Rocto issues error when queries are larger than 32KiB (Octo works just fine)
For example, I used the following commands to create a query file table1.sql
that contains a CREATE TABLE
query with 10,000 columns (code pasted from the test_createtable/TC001
bats subtest). The octo -f table1.sql
command at the end works fine.
cat <<OCTO > table1.sql
CREATE TABLE table1 (
id INTEGER PRIMARY KEY
$(for i in $(seq 1 10000); do echo ", column$i VARCHAR"; done)
);
OCTO
# Load the table schema into octo
octo -f table1.sql >& output.txt
Issue 1
But if I try the same with Rocto, I get the following error in the rocto server log.
[127.0.0.1:57156] [ERROR] src/rocto/read_bytes.c:39 2020-09-07 14:55:58 : Read size 208946 greater than buffer size 32768
Issue 2
I also see the following code in rocto which issues an error if we find a query greater than MAX_STR_CONST
.
src/rocto/handle_query.c
49 // If the query is bigger than the buffer, we would need to copy data from
50 // the query to the buffer after each block is consumed, but right now
51 // this buffer is large enough that this won't happen
52 // Enforced by this check
53 if (query_length > cur_input_max) {
54 ERROR(ERR_ROCTO_QUERY_TOO_LONG, "");
55 return 1;
56 }
Whereas in octo, we have code to handle resizing.
./src/readline_get_more.c
75 /* if input line is too long resize buffer
76 * by min(cur_input_max * 2, line_length) + 2 (for the \n\0)
77 */
78 if (line_length >= cur_input_max - cur_input_index - 2) {
79 int resize_amt = line_length > (cur_input_max * 2) ? line_length : (cur_input_max * 2);
80 char *tmp = malloc(resize_amt + 2);
81 memcpy(tmp, input_buffer_combined, cur_input_index);
82 free(input_buffer_combined);
83 input_buffer_combined = tmp;
84 cur_input_max = resize_amt;
85 }
Issue 3
The maximum allowed query size is currently set to MAX_STR_CONST
. This is not a hardcoded constant.
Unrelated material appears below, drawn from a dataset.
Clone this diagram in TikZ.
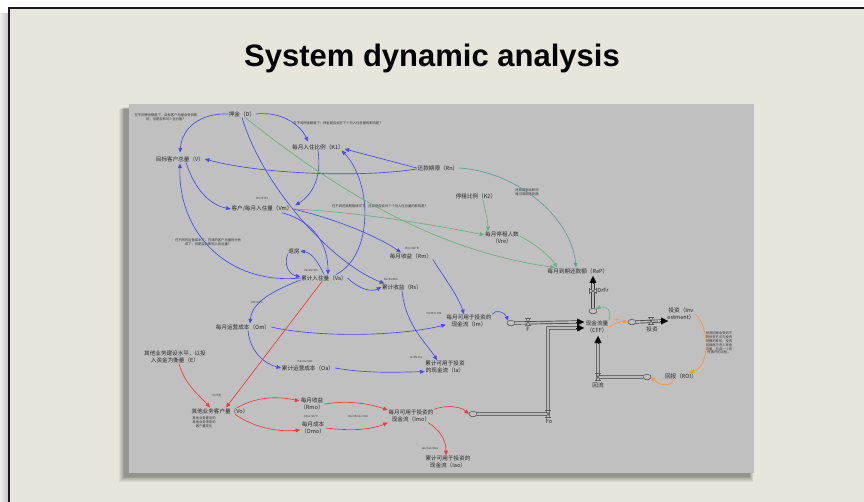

It could be set to different values depending on the value the cmake variable STRING_BUFFER_LENGTH
is set to before running the cmake command as part of building Octo from source. Therefore, one build of Octo would behave differently than another build of Octo with a different value of STRING_BUFFER_LENGTH
. This is not desirable. Code like the below is best changed to use a hardcoded constant like 32KiB instead of a variable constant like MAX_STR_CONST
. All usages of MAX_STR_CONST
need to be examined to see if they fall in this category and if so fixed to use a hardcoded constant instead.
src/octo_init.c
707 // Leave space for null terminator
708 // `read` takes the number of bytes to read _excluding_ the null terminator,
709 // and we pass cur_input_max directly into read in `readline_get_more`.